-- DATA BLOCK --
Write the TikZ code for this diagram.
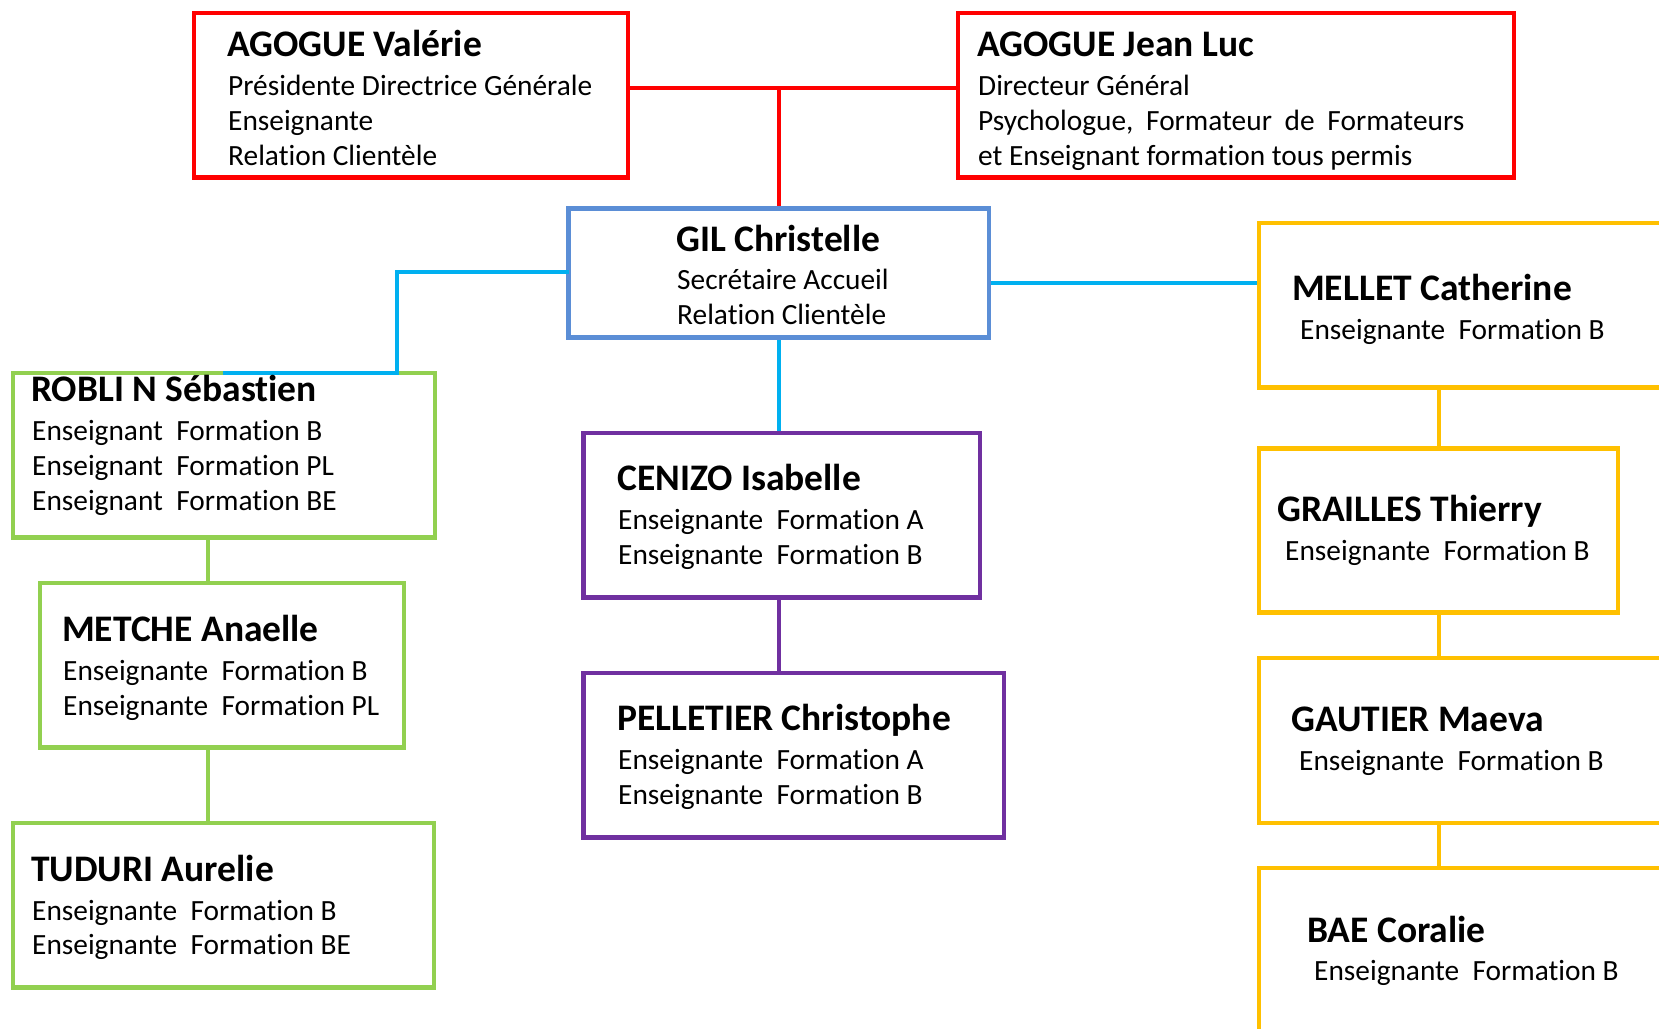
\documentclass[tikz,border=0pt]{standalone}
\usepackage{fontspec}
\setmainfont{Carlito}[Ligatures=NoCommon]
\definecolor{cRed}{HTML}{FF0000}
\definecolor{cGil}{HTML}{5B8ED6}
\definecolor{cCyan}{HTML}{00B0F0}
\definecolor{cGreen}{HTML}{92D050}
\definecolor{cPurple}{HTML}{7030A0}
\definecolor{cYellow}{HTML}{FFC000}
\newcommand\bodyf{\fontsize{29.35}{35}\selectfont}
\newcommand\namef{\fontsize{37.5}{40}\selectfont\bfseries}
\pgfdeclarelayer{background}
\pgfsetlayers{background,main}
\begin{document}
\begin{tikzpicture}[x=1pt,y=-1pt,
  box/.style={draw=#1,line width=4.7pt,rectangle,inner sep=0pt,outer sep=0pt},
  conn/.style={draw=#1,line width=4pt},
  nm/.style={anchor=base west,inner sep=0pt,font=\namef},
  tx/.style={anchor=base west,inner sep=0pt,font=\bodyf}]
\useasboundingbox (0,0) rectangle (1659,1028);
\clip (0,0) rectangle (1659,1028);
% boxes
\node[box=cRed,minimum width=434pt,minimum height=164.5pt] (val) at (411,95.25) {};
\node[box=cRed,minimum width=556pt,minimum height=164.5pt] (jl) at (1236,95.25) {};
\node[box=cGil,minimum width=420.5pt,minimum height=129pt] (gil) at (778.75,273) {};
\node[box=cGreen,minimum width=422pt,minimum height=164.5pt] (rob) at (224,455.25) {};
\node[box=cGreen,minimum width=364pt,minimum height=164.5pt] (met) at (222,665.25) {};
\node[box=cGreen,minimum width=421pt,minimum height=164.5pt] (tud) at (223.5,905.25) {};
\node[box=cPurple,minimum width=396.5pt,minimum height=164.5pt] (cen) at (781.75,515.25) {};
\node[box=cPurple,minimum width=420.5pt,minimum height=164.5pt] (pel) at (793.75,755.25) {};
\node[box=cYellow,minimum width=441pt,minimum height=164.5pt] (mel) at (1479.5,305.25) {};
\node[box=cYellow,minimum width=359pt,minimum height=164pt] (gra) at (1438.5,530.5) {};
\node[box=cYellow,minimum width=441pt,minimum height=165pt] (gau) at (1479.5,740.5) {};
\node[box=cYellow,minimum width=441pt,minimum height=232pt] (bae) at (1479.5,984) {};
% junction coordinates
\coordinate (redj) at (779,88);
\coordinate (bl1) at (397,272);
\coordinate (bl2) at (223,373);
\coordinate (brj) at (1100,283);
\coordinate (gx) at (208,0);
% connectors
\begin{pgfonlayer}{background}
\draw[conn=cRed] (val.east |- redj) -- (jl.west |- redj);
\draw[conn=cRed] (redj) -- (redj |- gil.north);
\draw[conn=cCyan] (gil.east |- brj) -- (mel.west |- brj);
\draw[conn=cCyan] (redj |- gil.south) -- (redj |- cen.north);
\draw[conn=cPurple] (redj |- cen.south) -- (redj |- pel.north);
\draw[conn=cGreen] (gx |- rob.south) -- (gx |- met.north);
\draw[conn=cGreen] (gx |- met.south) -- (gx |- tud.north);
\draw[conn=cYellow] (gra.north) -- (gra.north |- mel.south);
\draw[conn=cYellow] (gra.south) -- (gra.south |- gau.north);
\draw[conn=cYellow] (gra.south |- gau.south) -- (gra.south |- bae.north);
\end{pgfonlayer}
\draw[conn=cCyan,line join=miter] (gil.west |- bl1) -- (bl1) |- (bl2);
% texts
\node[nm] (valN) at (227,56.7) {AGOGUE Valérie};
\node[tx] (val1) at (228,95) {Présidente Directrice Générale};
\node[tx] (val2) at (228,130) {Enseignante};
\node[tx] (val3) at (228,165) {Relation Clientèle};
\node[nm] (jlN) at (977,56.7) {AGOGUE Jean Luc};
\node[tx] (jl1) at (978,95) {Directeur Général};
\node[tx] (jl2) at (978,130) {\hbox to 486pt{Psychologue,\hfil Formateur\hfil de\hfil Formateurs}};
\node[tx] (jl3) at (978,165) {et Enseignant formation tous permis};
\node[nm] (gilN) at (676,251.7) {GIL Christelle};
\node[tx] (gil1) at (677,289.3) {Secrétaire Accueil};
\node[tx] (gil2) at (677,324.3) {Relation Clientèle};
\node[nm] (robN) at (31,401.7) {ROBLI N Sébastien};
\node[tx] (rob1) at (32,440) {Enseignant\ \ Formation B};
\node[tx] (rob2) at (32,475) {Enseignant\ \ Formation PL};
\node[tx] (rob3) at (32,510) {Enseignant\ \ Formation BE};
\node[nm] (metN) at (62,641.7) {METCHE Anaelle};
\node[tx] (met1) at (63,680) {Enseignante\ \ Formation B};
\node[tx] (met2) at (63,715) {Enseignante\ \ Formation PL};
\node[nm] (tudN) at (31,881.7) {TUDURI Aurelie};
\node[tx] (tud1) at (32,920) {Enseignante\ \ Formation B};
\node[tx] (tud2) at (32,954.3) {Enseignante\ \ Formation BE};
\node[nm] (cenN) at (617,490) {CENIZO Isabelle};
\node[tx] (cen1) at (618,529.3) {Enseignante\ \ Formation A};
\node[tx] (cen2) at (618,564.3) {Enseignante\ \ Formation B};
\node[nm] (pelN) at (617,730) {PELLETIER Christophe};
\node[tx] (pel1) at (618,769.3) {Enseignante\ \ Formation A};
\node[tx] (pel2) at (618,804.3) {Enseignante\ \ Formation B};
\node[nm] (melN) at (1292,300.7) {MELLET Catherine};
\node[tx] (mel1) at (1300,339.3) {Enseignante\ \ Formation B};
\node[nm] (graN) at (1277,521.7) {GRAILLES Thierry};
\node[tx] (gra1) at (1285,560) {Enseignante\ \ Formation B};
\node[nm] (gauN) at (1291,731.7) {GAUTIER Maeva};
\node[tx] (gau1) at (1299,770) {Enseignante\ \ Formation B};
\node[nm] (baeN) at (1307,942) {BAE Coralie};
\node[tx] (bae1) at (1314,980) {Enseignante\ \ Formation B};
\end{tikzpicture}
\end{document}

-- PROBLEM DETAILS --
Restate the whole listing above exactly, please, omitting every image.

-- RESPONSE BELOW --
Write the TikZ code for this diagram.
\documentclass[tikz,border=0pt]{standalone}
\usepackage{fontspec}
\setmainfont{Carlito}[Ligatures=NoCommon]
\definecolor{cRed}{HTML}{FF0000}
\definecolor{cGil}{HTML}{5B8ED6}
\definecolor{cCyan}{HTML}{00B0F0}
\definecolor{cGreen}{HTML}{92D050}
\definecolor{cPurple}{HTML}{7030A0}
\definecolor{cYellow}{HTML}{FFC000}
\newcommand\bodyf{\fontsize{29.35}{35}\selectfont}
\newcommand\namef{\fontsize{37.5}{40}\selectfont\bfseries}
\pgfdeclarelayer{background}
\pgfsetlayers{background,main}
\begin{document}
\begin{tikzpicture}[x=1pt,y=-1pt,
  box/.style={draw=#1,line width=4.7pt,rectangle,inner sep=0pt,outer sep=0pt},
  conn/.style={draw=#1,line width=4pt},
  nm/.style={anchor=base west,inner sep=0pt,font=\namef},
  tx/.style={anchor=base west,inner sep=0pt,font=\bodyf}]
\useasboundingbox (0,0) rectangle (1659,1028);
\clip (0,0) rectangle (1659,1028);
% boxes
\node[box=cRed,minimum width=434pt,minimum height=164.5pt] (val) at (411,95.25) {};
\node[box=cRed,minimum width=556pt,minimum height=164.5pt] (jl) at (1236,95.25) {};
\node[box=cGil,minimum width=420.5pt,minimum height=129pt] (gil) at (778.75,273) {};
\node[box=cGreen,minimum width=422pt,minimum height=164.5pt] (rob) at (224,455.25) {};
\node[box=cGreen,minimum width=364pt,minimum height=164.5pt] (met) at (222,665.25) {};
\node[box=cGreen,minimum width=421pt,minimum height=164.5pt] (tud) at (223.5,905.25) {};
\node[box=cPurple,minimum width=396.5pt,minimum height=164.5pt] (cen) at (781.75,515.25) {};
\node[box=cPurple,minimum width=420.5pt,minimum height=164.5pt] (pel) at (793.75,755.25) {};
\node[box=cYellow,minimum width=441pt,minimum height=164.5pt] (mel) at (1479.5,305.25) {};
\node[box=cYellow,minimum width=359pt,minimum height=164pt] (gra) at (1438.5,530.5) {};
\node[box=cYellow,minimum width=441pt,minimum height=165pt] (gau) at (1479.5,740.5) {};
\node[box=cYellow,minimum width=441pt,minimum height=232pt] (bae) at (1479.5,984) {};
% junction coordinates
\coordinate (redj) at (779,88);
\coordinate (bl1) at (397,272);
\coordinate (bl2) at (223,373);
\coordinate (brj) at (1100,283);
\coordinate (gx) at (208,0);
% connectors
\begin{pgfonlayer}{background}
\draw[conn=cRed] (val.east |- redj) -- (jl.west |- redj);
\draw[conn=cRed] (redj) -- (redj |- gil.north);
\draw[conn=cCyan] (gil.east |- brj) -- (mel.west |- brj);
\draw[conn=cCyan] (redj |- gil.south) -- (redj |- cen.north);
\draw[conn=cPurple] (redj |- cen.south) -- (redj |- pel.north);
\draw[conn=cGreen] (gx |- rob.south) -- (gx |- met.north);
\draw[conn=cGreen] (gx |- met.south) -- (gx |- tud.north);
\draw[conn=cYellow] (gra.north) -- (gra.north |- mel.south);
\draw[conn=cYellow] (gra.south) -- (gra.south |- gau.north);
\draw[conn=cYellow] (gra.south |- gau.south) -- (gra.south |- bae.north);
\end{pgfonlayer}
\draw[conn=cCyan,line join=miter] (gil.west |- bl1) -- (bl1) |- (bl2);
% texts
\node[nm] (valN) at (227,56.7) {AGOGUE Valérie};
\node[tx] (val1) at (228,95) {Présidente Directrice Générale};
\node[tx] (val2) at (228,130) {Enseignante};
\node[tx] (val3) at (228,165) {Relation Clientèle};
\node[nm] (jlN) at (977,56.7) {AGOGUE Jean Luc};
\node[tx] (jl1) at (978,95) {Directeur Général};
\node[tx] (jl2) at (978,130) {\hbox to 486pt{Psychologue,\hfil Formateur\hfil de\hfil Formateurs}};
\node[tx] (jl3) at (978,165) {et Enseignant formation tous permis};
\node[nm] (gilN) at (676,251.7) {GIL Christelle};
\node[tx] (gil1) at (677,289.3) {Secrétaire Accueil};
\node[tx] (gil2) at (677,324.3) {Relation Clientèle};
\node[nm] (robN) at (31,401.7) {ROBLI N Sébastien};
\node[tx] (rob1) at (32,440) {Enseignant\ \ Formation B};
\node[tx] (rob2) at (32,475) {Enseignant\ \ Formation PL};
\node[tx] (rob3) at (32,510) {Enseignant\ \ Formation BE};
\node[nm] (metN) at (62,641.7) {METCHE Anaelle};
\node[tx] (met1) at (63,680) {Enseignante\ \ Formation B};
\node[tx] (met2) at (63,715) {Enseignante\ \ Formation PL};
\node[nm] (tudN) at (31,881.7) {TUDURI Aurelie};
\node[tx] (tud1) at (32,920) {Enseignante\ \ Formation B};
\node[tx] (tud2) at (32,954.3) {Enseignante\ \ Formation BE};
\node[nm] (cenN) at (617,490) {CENIZO Isabelle};
\node[tx] (cen1) at (618,529.3) {Enseignante\ \ Formation A};
\node[tx] (cen2) at (618,564.3) {Enseignante\ \ Formation B};
\node[nm] (pelN) at (617,730) {PELLETIER Christophe};
\node[tx] (pel1) at (618,769.3) {Enseignante\ \ Formation A};
\node[tx] (pel2) at (618,804.3) {Enseignante\ \ Formation B};
\node[nm] (melN) at (1292,300.7) {MELLET Catherine};
\node[tx] (mel1) at (1300,339.3) {Enseignante\ \ Formation B};
\node[nm] (graN) at (1277,521.7) {GRAILLES Thierry};
\node[tx] (gra1) at (1285,560) {Enseignante\ \ Formation B};
\node[nm] (gauN) at (1291,731.7) {GAUTIER Maeva};
\node[tx] (gau1) at (1299,770) {Enseignante\ \ Formation B};
\node[nm] (baeN) at (1307,942) {BAE Coralie};
\node[tx] (bae1) at (1314,980) {Enseignante\ \ Formation B};
\end{tikzpicture}
\end{document}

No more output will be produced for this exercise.